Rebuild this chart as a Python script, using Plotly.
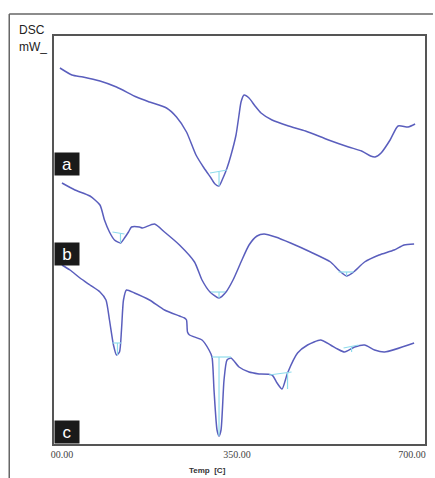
import plotly.graph_objects as go

# ---- data (temperature in C, DSC signal in arbitrary mW units, offset per curve) ----
temp_a = [-4, 20, 42, 76, 109, 149, 175, 209, 229, 249, 268, 284, 298, 306, 314, 322, 330, 338, 348, 354, 358, 364, 374, 386, 398, 420, 453, 487, 533, 573, 599, 617, 626, 638, 656, 672, 692, 706]
dsc_a  = [376, 369, 367, 363, 357, 347, 342, 336, 327, 312, 289, 276, 266, 260, 258, 266, 276, 289, 309, 329, 342, 349, 346, 338, 331, 324, 318, 313, 304, 297, 293, 288, 287, 291, 304, 318, 317, 320]

temp_b = [0, 26, 56, 76, 85, 95, 105, 117, 125, 133, 139, 155, 161, 185, 205, 235, 265, 280, 296, 314, 328, 342, 358, 374, 390, 404, 427, 457, 497, 537, 553, 569, 583, 605, 634, 664, 684, 704]
dsc_b  = [261, 254, 248, 239, 224, 212, 204, 201, 206, 212, 217, 217, 216, 220, 212, 199, 182, 164, 152, 146, 152, 164, 182, 199, 208, 210, 207, 201, 192, 182, 174, 168, 172, 182, 189, 194, 199, 200]

temp_c = [0, 16, 36, 56, 76, 88, 95, 103, 109, 115, 119, 123, 129, 145, 175, 205, 235, 245, 249, 251, 255, 280, 294, 300, 304, 310, 314, 318, 324, 330, 338, 354, 374, 394, 394, 420, 430, 440, 451, 471, 491, 517, 537, 551, 565, 585, 605, 625, 645, 704]
dsc_c  = [179, 174, 166, 159, 152, 144, 124, 99, 89, 92, 114, 144, 154, 151, 144, 134, 128, 126, 124, 112, 109, 104, 94, 87, 54, 14, 8, 14, 64, 84, 86, 77, 72, 70, 70, 69, 61, 55, 71, 91, 99, 104, 99, 95, 92, 97, 99, 94, 92, 101]

# peak integration marks: baseline (t1, v1, t2, v2) and peak (t, v)
peak_base = [
    (296, 271, 330, 274),   # a main
    (101, 212, 125, 210),   # b 1
    (298, 152, 326, 152),   # b 2
    (553, 172, 583, 172),   # b 3
    (101, 101, 119, 101),   # c 1
    (300, 87, 338, 87),     # c 2
    (414, 69, 459, 72),     # c 3
    (563, 96, 593, 99),     # c 4
]
peak_tip = [(314, 258), (117, 201), (314, 146), (569, 168), (111, 89), (314, 8), (451, 55), (579, 92)]

# ---- figure ----
line_col = "#5a5ebd"
cyan = "#8fdcec"
fig = go.Figure()
for t, v in [(temp_a, dsc_a), (temp_b, dsc_b), (temp_c, dsc_c)]:
    fig.add_trace(go.Scatter(x=t, y=v, mode="lines", line=dict(color=line_col, width=1.5, shape="spline", smoothing=0.6), hoverinfo="skip"))

for (t1, v1, t2, v2), (tp, vp) in zip(peak_base, peak_tip):
    vb = v1 + (v2 - v1) * (tp - t1) / (t2 - t1)
    fig.add_trace(go.Scatter(x=[t1, t2], y=[v1, v2], mode="lines", line=dict(color=cyan, width=1.2), hoverinfo="skip"))
    fig.add_trace(go.Scatter(x=[tp, tp], y=[vb, vp], mode="lines", line=dict(color=cyan, width=1.2), hoverinfo="skip"))

# ---- layout ----
W, H = 435, 478
L, R, T, B = 54, 8, 36, 34
pw, ph = W - L - R, H - T - B

def px(x):
    return (x - L) / pw

def py(y):
    return (H - B - y) / ph

fig.update_layout(
    width=W, height=H, margin=dict(l=L, r=R, t=T, b=B),
    paper_bgcolor="white", plot_bgcolor="white", showlegend=False,
    xaxis=dict(range=[-15.9, 725.8], tickvals=[0, 350, 700], ticktext=["00.00", "350.00", "700.00"],
               tickfont=dict(family="Liberation Serif", size=10, color="#444"), showgrid=False, zeroline=False,
               showline=True, linecolor="#555", linewidth=1.5, mirror=True, ticks=""),
    yaxis=dict(range=[0, 408], showticklabels=False, showgrid=False, zeroline=False,
               showline=True, linecolor="#555", linewidth=1.5, mirror=True, ticks=""),
    shapes=[
        dict(type="line", xref="paper", yref="paper", x0=px(9), x1=px(435), y0=py(14), y1=py(14), line=dict(color="#666", width=1.5)),
        dict(type="line", xref="paper", yref="paper", x0=px(9), x1=px(9), y0=py(14), y1=py(478), line=dict(color="#666", width=1.5)),
    ],
)

annots = [
    dict(text="DSC", x=px(17), y=py(30), xanchor="left", yanchor="middle", font=dict(family="Liberation Sans", size=12, color="#222")),
    dict(text="mW_", x=px(17), y=py(47), xanchor="left", yanchor="middle", font=dict(family="Liberation Sans", size=12, color="#222")),
    dict(text="<b>Temp  [C]</b>", x=px(208), y=py(470), xanchor="center", yanchor="middle", font=dict(family="Liberation Sans", size=8, color="#333")),
]
for lab, cy in [("a", 164), ("b", 254), ("c", 432)]:
    annots.append(dict(text=lab, x=px(54), y=py(cy), xanchor="left", yanchor="middle", width=24, height=22,
                       bgcolor="#1a1a1a", font=dict(family="Liberation Sans", size=17, color="white"), borderpad=0))
for a in annots:
    a.update(xref="paper", yref="paper", showarrow=False)
fig.update_layout(annotations=annots)

fig.write_html("out.html")
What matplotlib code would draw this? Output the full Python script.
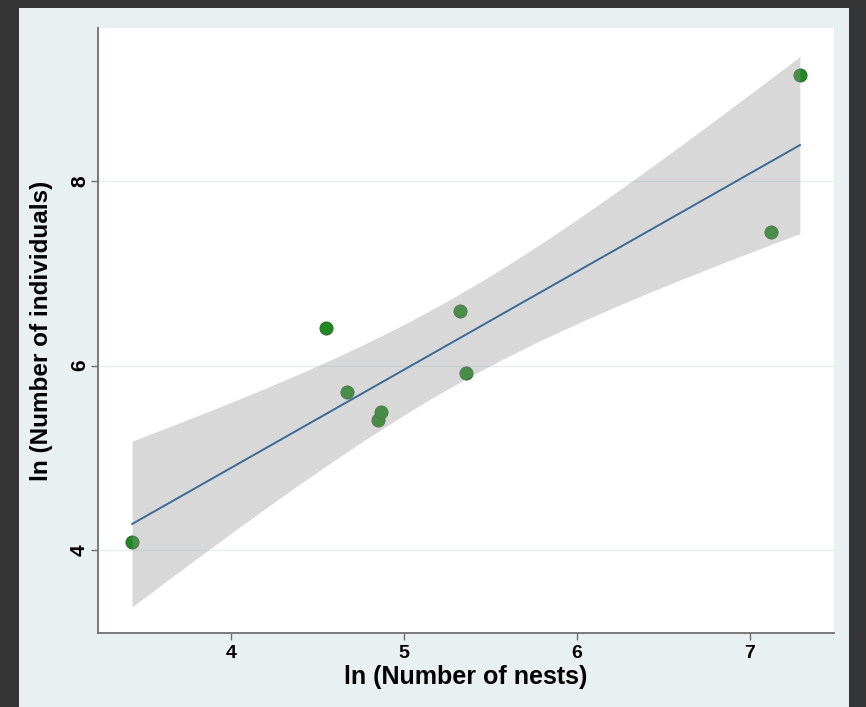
import matplotlib

matplotlib.use("Agg")
import matplotlib.pyplot as plt
import numpy as np
from matplotlib.patches import Rectangle

# ln(number of nests), ln(number of individuals) per site
ln_nests = np.array([3.428, 4.549, 4.671, 4.850, 4.867, 5.324, 5.358, 7.121, 7.289])
ln_individuals = np.array([4.087, 6.405, 5.712, 5.408, 5.495, 6.589, 5.918, 7.445, 9.146])

x_ticks = [4, 5, 6, 7]
y_ticks = [4, 6, 8]

T_CRIT = 2.365  # t(0.975, df=7)


def fit_with_ci(x, y, grid):
    slope, intercept = np.polyfit(x, y, 1)
    resid = y - (slope * x + intercept)
    n = len(x)
    s = np.sqrt(np.sum(resid ** 2) / (n - 2))
    sxx = np.sum((x - x.mean()) ** 2)
    fit = slope * grid + intercept
    half = T_CRIT * s * np.sqrt(1.0 / n + (grid - x.mean()) ** 2 / sxx)
    return fit, fit - half, fit + half


def main() -> None:
    fig = plt.figure(figsize=(8.66, 7.07), dpi=100, facecolor="#353535")
    fig.patches.append(Rectangle((0.022, 0.0), 0.958, 0.989, transform=fig.transFigure,
                                 facecolor="#e8f0f2", edgecolor="none", zorder=-5))

    ax = fig.add_axes([0.1132, 0.1047, 0.8498, 0.8557])
    ax.set_zorder(1)
    ax.set_facecolor("white")

    grid = np.linspace(ln_nests.min(), ln_nests.max(), 200)
    fit, lo, hi = fit_with_ci(ln_nests, ln_individuals, grid)

    # points first, then the semi-transparent CI band on top (mutes points inside it)
    ax.scatter(ln_nests, ln_individuals, s=90, color="#1e8a1e",
               edgecolors="#2f5f2f", linewidths=0.6, zorder=2)
    ax.fill_between(grid, lo, hi, color="#959595", alpha=0.36, linewidth=0, zorder=3)
    ax.plot(grid, fit, color="#3b6a96", linewidth=1.4, zorder=4)

    ax.set_xlim(3.231, 7.486)
    ax.set_ylim(3.10, 9.66)
    ax.set_xticks(x_ticks)
    ax.set_yticks(y_ticks)
    ax.grid(axis="y", color="#e6eff0", linewidth=1.0, zorder=0)
    ax.set_axisbelow(True)

    for side in ("top", "right"):
        ax.spines[side].set_visible(False)
    for side in ("left", "bottom"):
        ax.spines[side].set_color("#707070")
        ax.spines[side].set_linewidth(1.3)
    ax.tick_params(direction="out", length=5, width=1, color="#707070")
    ax.tick_params(axis="y", pad=1.5)

    font = ["Liberation Sans", "DejaVu Sans"]
    for lab in ax.get_xticklabels():
        lab.set_family(font)
        lab.set_fontweight("bold")
        lab.set_fontsize(14)
    for lab in ax.get_yticklabels():
        lab.set_family(font)
        lab.set_fontweight("bold")
        lab.set_fontsize(15)
        lab.set_rotation(90)
        lab.set_verticalalignment("center")

    ax.set_xlabel("ln (Number of nests)", family=font, fontweight="bold", fontsize=18, labelpad=2)
    ax.set_ylabel("ln (Number of individuals)", family=font,
                  fontweight="bold", fontsize=17.5, labelpad=12)

    fig.savefig("out.png", dpi=100, facecolor=fig.get_facecolor())
    plt.close(fig)


if __name__ == "__main__":
    main()
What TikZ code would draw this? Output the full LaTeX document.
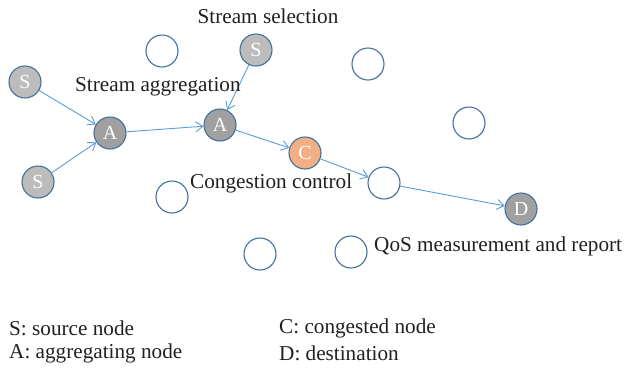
\documentclass[tikz,border=0pt]{standalone}
\usepackage{fontspec}
\setmainfont{Liberation Serif}
\usetikzlibrary{arrows.meta}
\definecolor{edgeblue}{HTML}{5B9BD5}
\definecolor{ringblue}{HTML}{41719C}
\definecolor{lightgrey}{HTML}{BCBCBC}
\definecolor{midgrey}{HTML}{A0A0A0}
\definecolor{orangefill}{HTML}{F1AF83}
\definecolor{txt}{HTML}{231F20}
\tikzset{
  netnode/.style={circle, draw=ringblue, line width=1.1pt, minimum size=32pt, inner sep=0pt,
    text=white, font=\fontsize{20}{22}\selectfont},
  srcnode/.style={netnode, fill=lightgrey},
  aggnode/.style={netnode, fill=midgrey},
  dstnode/.style={netnode, fill=midgrey},
  congnode/.style={netnode, fill=orangefill},
  emptynode/.style={netnode, fill=white},
  flow/.style={draw=edgeblue, line width=0.9pt, -{Straight Barb[length=7pt,width=10pt]}},
  lbl/.style={text=txt, font=\fontsize{21.2}{24}\selectfont, inner sep=0pt},
}
\begin{document}
\begin{tikzpicture}[x=1pt,y=-1pt]
\useasboundingbox (0,0) rectangle (627,368);
% nodes
\node[srcnode] (s1) at (25,82) {S};
\node[srcnode] (s2) at (38,182) {S};
\node[aggnode] (a1) at (110,133) {A};
\node[emptynode] (e1) at (162,51) {};
\node[srcnode] (s3) at (256,50) {S};
\node[aggnode] (a2) at (220,125) {A};
\node[congnode] (c) at (305,153) {C};
\node[emptynode] (e2) at (384,183) {};
\node[dstnode] (d) at (521,209) {D};
\node[emptynode] (e3) at (469,123) {};
\node[emptynode] (e4) at (368,64) {};
\node[emptynode] (e5) at (172,197) {};
\node[emptynode] (e6) at (260,254) {};
\node[emptynode] (e7) at (351,252) {};
% edges
\draw[flow] (s1) -- (a1);
\draw[flow] (s2) -- (a1);
\draw[flow] (a1) -- (a2);
\draw[flow] (s3) -- (a2);
\draw[flow] (a2) -- (c);
\draw[flow] (c) -- (e2);
\draw[flow] (e2) -- (d);
% labels
\node[lbl] (t1) at (268,16) {Stream selection};
\node[lbl, anchor=west] (t2) at (75,87) {Stream aggregation};
\node[lbl, anchor=west] (t3) at (190,183) {Congestion control};
\node[lbl, anchor=west] (t4) at (374,246) {QoS measurement and report};
\node[lbl, anchor=west] (l1) at (9,328) {S: source node};
\node[lbl, anchor=west] (l2) at (9,353) {A: aggregating node};
\node[lbl, anchor=west] (l3) at (279,328) {C: congested node};
\node[lbl, anchor=west] (l4) at (279,353) {D: destination};
\end{tikzpicture}
\end{document}
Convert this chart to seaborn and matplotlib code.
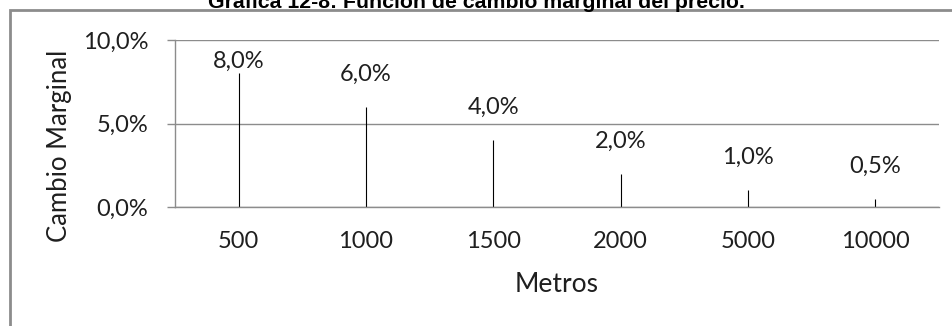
import numpy as np
import pandas as pd
import matplotlib
matplotlib.use("Agg")
import matplotlib.pyplot as plt
import seaborn as sns
from matplotlib.patches import Rectangle

metros = ["500", "1000", "1500", "2000", "5000", "10000"]
cambio = [8.0, 6.0, 4.0, 2.0, 1.0, 0.5]
yticks = [0, 5, 10]

sns.set_theme(style="white")
plt.rcParams['font.family'] = ['Lato', 'DejaVu Sans']

df = pd.DataFrame({"Metros": metros, "Cambio": cambio})
fmt = lambda v: f"{v:.1f}%".replace(".", ",")
TXT = "#1f1f1f"

fig = plt.figure(figsize=(9.53, 3.26), dpi=100)
ax = fig.add_axes([175 / 953, 1 - 207 / 326, 764 / 953, 167 / 326])

# zero-width bars drawn by their edge only -> thin drop lines
sns.barplot(data=df, x="Metros", y="Cambio", order=metros, color="black",
            width=0.0, linewidth=0.8, edgecolor="black", saturation=1, ax=ax)

# labels sit well above the line, except where that would leave the plot area
ymax = 10
near = [v > 0.7 * ymax for v in cambio]
ax.bar_label(ax.containers[0], labels=[fmt(v) if not n else "" for v, n in zip(cambio, near)],
             padding=16, fontsize=17, color=TXT)
ax.bar_label(ax.containers[0], labels=[fmt(v) if n else "" for v, n in zip(cambio, near)],
             padding=1, fontsize=17, color=TXT)

ax.set_ylim(0, ymax)
ax.set_xlim(-0.5, len(metros) - 0.5)
ax.set_yticks(yticks)
ax.set_yticklabels([fmt(v) for v in yticks], fontsize=17, color=TXT)
ax.tick_params(axis="x", labelsize=17, colors=TXT, length=0, pad=17.5)
ax.tick_params(axis="y", left=True, length=5.8, width=1, color="#8c8c8c", pad=13.5)
ax.yaxis.grid(True, color="#8c8c8c", linewidth=1)
ax.set_axisbelow(True)

for side in ["top", "right"]:
    ax.spines[side].set_visible(False)
for side in ["left", "bottom"]:
    ax.spines[side].set_color("#8c8c8c")
    ax.spines[side].set_linewidth(1)

ax.set_xlabel("Metros", fontsize=19, color=TXT, labelpad=14)
ax.set_ylabel("Cambio Marginal", fontsize=18.5, color=TXT)
ax.yaxis.set_label_coords((72 - 175) / 764, (207 - 146) / 167)

# outer chart frame
fig.patches.append(Rectangle((10 / 953, -0.05), 1.0, 1 - 10 / 326 + 0.05,
                             transform=fig.transFigure, fill=False,
                             edgecolor="#8c8c8c", linewidth=2))

fig.text(476 / 953, 1 - 7.5 / 326, "Gráfica 12-8: Función de cambio marginal del precio.",
         ha="center", va="baseline", fontsize=15.3, fontweight="bold",
         family=["Liberation Sans", "DejaVu Sans"], color="black")

fig.savefig("out.png", dpi=100)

* [What you should do]:
Starting at the first line of the records above, set down each line exactly through the one that holds "import plotly.graph_objects as go". Omit pictures.

* [The solution]:
Rebuild this chart as a Python script, using Plotly.
import plotly.graph_objects as go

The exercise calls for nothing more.